Species of snail in the family Camaenidae

Amphidromus sumatranus is a species of air-breathing land snail, a terrestrial pulmonate gastropod mollusc in the family Camaenidae.

- Subspecies
- Amphidromus sumatranus atjehensis B. Rensch, 1934
- Amphidromus sumatranus sumatranus (E. von Martens, 1864)
- Forma Amphidromus sumatranus f. jacobsoni Laidlaw, 1954: synonym of Amphidromus jacobsoni Laidlaw, 1954 (superseded rank)
- Amphidromus sumatranus jacobsoni Laidlaw, 1954: synonym of Amphidromus jacobsoni Laidlaw, 1954 (superseded rank)

==Description==
The length of the shell attains 33 mm, its diameter 17 mm.
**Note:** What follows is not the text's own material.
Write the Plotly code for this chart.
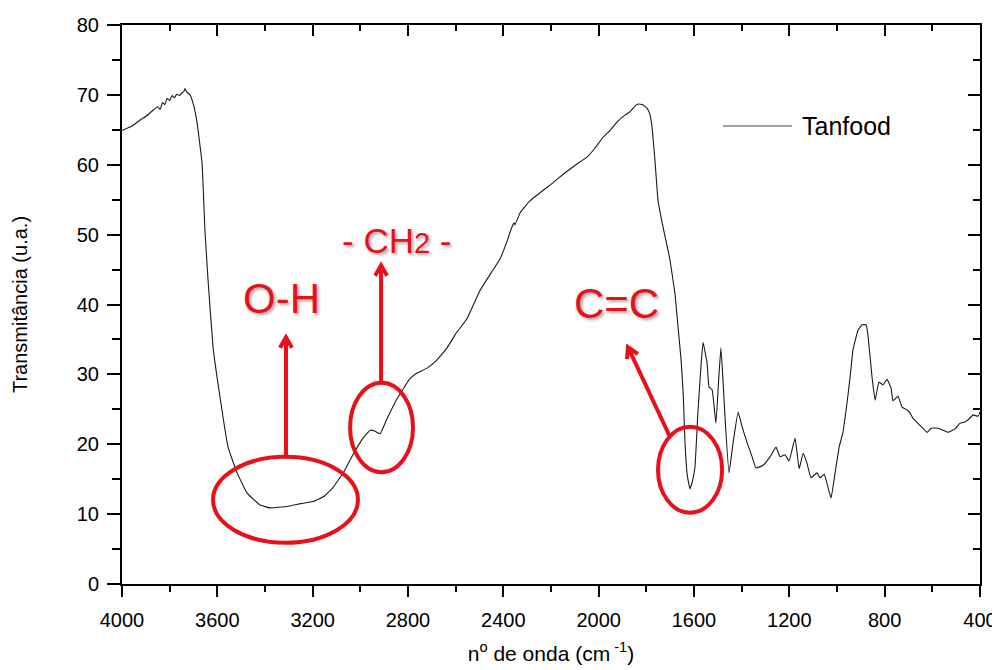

(Original description in Latin) The sinistral shell is elongate-conical. It exhibits a smooth and very glossy surface with a yellowish-white base color. It is painted with seriate brown spots and two to five brown bands at the base, and features a pale apex. Comprising six somewhat flat whorls, the shell possesses an ovate aperture that occupies three-sevenths of its length. The peristome appears somewhat thick, white, and expanded, lacking a parietal callus. The columellar margin is thin, rectilinear, and somewhat vertical, forming a distinct angle with the basal margin and being plainly adnate above.

== Distribution ==
This species is found in Sumatra Island, Indonesia.